The LSB's rendering of the tetragrammaton as 'Yahweh' rather than 'LORD' is especially significant in Psalm 20:9, where the vocative 'O Yahweh' opens the verse. This preserves the personal, covenantal intimacy of the address—the worshiper is not appealing to a generic deity or an abstract title but to the God who revealed his name to Moses and bound himself by covenant to Israel. The use of 'Yahweh' also clarifies the New Testament's identification of Jesus as the one who bears the divine name and through whom Yahweh's salvation comes. Many English translations obscure this connection by rendering YHWH as 'LORD,' making it less clear that the 'Lord' invoked in Romans 10:13 and Acts 2:21 is the same Yahweh whose name is called upon in the Psalms.

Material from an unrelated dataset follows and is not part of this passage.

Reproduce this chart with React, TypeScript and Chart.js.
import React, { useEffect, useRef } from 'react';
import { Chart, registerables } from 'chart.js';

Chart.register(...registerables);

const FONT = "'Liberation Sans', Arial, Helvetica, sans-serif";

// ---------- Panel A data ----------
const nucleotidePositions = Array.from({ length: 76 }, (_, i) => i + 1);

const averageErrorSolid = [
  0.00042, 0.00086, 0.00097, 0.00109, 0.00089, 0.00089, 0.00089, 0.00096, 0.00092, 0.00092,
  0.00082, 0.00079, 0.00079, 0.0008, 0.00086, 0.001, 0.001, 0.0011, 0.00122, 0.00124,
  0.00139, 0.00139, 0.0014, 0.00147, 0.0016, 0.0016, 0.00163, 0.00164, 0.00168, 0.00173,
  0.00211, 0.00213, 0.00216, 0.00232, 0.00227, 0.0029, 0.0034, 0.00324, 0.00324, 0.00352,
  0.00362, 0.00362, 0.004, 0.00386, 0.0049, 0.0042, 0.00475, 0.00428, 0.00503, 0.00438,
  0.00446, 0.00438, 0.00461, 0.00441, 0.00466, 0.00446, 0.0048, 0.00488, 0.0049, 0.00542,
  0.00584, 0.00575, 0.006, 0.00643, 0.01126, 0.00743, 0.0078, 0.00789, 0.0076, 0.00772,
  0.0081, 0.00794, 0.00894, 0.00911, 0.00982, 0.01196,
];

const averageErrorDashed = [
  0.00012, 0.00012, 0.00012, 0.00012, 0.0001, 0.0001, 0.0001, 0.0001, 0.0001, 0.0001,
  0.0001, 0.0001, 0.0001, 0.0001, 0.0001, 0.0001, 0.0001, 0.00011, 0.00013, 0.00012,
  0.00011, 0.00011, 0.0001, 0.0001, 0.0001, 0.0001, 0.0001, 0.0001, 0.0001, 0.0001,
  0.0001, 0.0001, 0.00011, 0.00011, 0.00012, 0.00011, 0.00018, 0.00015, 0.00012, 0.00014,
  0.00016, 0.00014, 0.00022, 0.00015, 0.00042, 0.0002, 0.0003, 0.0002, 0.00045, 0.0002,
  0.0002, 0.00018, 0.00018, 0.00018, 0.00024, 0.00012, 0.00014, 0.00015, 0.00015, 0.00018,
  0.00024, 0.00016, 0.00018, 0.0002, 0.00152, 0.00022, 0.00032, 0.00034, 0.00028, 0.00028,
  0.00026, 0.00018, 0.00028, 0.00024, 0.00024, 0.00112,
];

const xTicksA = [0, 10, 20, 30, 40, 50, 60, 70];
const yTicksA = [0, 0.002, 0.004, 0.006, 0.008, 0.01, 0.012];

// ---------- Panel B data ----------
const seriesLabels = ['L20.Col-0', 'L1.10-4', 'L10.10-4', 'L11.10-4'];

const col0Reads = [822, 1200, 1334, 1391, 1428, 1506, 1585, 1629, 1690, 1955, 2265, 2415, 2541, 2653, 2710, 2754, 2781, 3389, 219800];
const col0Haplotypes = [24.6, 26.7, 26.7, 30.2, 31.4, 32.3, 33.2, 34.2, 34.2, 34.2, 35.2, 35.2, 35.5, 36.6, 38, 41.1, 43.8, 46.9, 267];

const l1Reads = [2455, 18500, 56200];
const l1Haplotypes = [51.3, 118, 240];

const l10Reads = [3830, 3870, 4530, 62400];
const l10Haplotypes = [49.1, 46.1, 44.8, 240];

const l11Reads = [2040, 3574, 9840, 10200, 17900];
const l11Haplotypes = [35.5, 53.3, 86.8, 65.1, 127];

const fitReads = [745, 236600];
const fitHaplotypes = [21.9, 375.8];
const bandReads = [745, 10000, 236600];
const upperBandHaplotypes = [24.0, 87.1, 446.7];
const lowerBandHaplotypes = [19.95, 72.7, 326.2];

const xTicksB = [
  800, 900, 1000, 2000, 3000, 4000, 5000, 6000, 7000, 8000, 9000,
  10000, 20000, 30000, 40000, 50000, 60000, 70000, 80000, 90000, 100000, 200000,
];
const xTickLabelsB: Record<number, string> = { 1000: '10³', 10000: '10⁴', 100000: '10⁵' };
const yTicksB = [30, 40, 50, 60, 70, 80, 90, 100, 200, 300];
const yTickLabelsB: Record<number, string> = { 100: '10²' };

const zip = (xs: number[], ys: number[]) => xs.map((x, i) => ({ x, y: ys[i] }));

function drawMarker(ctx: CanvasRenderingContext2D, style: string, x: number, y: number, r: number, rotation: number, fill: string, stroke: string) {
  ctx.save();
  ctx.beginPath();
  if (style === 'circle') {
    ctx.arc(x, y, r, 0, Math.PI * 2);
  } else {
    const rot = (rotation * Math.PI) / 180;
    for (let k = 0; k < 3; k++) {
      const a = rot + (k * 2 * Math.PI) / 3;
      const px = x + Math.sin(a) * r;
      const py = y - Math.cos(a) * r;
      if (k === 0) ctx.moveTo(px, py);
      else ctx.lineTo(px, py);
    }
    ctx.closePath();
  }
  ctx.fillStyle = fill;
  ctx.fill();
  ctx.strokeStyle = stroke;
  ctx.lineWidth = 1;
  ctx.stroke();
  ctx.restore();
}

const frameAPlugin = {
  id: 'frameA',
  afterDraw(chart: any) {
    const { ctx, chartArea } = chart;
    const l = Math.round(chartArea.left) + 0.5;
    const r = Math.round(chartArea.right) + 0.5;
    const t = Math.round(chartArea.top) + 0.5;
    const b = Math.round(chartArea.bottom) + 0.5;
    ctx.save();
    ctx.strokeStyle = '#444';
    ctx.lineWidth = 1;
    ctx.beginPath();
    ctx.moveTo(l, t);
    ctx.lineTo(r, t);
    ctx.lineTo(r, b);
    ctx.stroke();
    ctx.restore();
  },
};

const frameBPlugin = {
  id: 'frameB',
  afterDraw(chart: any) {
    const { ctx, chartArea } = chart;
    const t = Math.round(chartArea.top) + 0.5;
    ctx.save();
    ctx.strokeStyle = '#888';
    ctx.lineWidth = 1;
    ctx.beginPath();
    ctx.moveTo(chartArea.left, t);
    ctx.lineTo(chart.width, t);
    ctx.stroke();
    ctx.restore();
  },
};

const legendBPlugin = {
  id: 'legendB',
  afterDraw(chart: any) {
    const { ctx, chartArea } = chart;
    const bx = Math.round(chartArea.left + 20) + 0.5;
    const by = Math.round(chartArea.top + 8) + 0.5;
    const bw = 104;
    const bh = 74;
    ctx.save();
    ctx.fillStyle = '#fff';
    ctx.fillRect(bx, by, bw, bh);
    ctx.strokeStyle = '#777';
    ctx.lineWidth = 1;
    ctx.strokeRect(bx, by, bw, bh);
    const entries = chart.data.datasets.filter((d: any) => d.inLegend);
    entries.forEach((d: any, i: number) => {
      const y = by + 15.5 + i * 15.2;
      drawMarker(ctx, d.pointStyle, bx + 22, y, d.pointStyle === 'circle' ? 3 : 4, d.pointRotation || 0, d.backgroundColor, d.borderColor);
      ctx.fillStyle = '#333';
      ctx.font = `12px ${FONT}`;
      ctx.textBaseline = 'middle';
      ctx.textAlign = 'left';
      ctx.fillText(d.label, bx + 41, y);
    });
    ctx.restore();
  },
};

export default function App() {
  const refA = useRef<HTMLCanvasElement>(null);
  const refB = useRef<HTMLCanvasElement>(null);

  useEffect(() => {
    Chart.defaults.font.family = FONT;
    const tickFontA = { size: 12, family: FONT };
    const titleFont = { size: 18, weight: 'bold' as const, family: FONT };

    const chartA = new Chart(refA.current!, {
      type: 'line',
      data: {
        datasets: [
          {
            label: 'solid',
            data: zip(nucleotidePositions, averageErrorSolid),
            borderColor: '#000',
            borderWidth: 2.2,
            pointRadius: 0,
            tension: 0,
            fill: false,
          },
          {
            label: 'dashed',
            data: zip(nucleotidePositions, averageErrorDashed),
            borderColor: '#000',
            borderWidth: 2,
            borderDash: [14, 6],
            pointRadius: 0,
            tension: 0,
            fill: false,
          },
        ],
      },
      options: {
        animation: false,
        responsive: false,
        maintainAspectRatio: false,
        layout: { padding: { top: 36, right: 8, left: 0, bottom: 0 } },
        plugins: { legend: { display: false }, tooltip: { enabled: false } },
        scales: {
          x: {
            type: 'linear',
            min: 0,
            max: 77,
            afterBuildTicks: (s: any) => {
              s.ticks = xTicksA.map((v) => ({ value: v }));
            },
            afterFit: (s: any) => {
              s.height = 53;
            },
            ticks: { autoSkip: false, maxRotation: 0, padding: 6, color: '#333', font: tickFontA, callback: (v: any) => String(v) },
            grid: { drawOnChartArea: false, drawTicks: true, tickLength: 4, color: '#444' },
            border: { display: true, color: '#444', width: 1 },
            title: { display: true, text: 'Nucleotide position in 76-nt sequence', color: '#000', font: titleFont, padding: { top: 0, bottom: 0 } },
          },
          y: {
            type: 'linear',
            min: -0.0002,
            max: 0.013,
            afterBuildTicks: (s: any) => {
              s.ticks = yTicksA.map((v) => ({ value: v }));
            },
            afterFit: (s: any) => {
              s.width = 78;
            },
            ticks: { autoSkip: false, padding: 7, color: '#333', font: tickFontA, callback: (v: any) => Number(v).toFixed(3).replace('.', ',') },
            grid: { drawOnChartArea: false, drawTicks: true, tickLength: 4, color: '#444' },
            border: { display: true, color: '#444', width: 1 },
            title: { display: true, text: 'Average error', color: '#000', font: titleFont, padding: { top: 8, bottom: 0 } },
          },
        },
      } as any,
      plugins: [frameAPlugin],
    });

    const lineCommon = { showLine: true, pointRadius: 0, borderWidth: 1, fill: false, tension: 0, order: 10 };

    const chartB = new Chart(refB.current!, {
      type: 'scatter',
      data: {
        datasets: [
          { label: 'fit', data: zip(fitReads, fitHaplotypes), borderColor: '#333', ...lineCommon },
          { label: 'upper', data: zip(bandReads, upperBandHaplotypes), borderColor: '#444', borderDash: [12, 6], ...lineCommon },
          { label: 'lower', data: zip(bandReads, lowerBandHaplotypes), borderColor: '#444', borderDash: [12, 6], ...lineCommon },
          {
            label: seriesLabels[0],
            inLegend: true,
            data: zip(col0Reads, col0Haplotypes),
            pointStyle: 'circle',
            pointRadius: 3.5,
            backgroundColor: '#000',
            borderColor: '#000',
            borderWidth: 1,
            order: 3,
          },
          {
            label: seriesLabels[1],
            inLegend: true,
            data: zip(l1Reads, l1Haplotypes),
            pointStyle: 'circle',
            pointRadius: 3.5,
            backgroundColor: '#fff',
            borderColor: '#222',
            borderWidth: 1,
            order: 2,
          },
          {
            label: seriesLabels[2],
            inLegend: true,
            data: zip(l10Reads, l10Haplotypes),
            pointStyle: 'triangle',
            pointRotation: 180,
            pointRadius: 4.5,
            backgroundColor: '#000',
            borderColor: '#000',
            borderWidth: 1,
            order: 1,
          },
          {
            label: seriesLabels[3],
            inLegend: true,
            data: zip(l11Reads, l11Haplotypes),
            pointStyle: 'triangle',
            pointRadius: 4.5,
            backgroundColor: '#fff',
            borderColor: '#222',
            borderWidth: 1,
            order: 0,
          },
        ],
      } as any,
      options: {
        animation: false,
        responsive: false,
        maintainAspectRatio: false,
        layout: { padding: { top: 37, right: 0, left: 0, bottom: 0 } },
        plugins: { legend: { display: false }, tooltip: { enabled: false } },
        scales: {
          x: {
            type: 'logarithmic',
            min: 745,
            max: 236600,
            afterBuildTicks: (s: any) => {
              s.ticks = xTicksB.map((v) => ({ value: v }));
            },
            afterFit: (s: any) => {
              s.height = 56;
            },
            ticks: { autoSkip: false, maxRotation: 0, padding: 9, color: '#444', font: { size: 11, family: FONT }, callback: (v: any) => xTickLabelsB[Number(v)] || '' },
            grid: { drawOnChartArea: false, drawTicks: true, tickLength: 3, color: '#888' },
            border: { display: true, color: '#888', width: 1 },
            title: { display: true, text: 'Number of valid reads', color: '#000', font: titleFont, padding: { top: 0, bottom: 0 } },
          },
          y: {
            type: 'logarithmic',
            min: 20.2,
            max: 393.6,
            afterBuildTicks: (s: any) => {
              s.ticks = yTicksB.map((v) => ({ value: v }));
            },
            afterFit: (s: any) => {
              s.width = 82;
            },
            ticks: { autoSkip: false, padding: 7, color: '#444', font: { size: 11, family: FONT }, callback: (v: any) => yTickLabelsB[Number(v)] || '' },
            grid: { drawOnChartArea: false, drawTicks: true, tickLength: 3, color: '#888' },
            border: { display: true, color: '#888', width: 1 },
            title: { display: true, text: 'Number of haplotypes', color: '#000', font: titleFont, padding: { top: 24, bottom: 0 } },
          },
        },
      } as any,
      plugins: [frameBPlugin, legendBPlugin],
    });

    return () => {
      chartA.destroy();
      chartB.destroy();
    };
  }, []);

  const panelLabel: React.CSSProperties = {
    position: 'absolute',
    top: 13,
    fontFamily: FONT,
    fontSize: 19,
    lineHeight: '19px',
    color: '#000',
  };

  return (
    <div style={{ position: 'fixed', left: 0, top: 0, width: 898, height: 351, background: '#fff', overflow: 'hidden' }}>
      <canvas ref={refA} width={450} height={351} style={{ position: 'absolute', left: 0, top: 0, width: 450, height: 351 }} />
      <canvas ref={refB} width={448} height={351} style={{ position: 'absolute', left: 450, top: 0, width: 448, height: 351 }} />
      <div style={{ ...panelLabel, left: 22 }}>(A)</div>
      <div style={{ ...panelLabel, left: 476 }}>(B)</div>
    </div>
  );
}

The LSB's choice to translate הוֹשִׁיעָה as 'save' rather than 'deliver' or 'give victory' preserves the theological continuity between Old Testament salvation language and New Testament soteriology. The verb יָשַׁע (yāšaʿ) is the root of the name Jesus (Yeshua), meaning 'Yahweh saves.' By consistently using 'save' and its cognates, the LSB allows English readers to hear the verbal echo between the psalmist's cry 'O Yahweh, save!' and the angel's announcement, 'You shall call his name Jesus, for he will save his people from their sins' (Matt 1:21). This is not merely military deliverance but comprehensive salvation—rescue from enemies, sin, death, and judgment—all accomplished through the King who answers when his people call.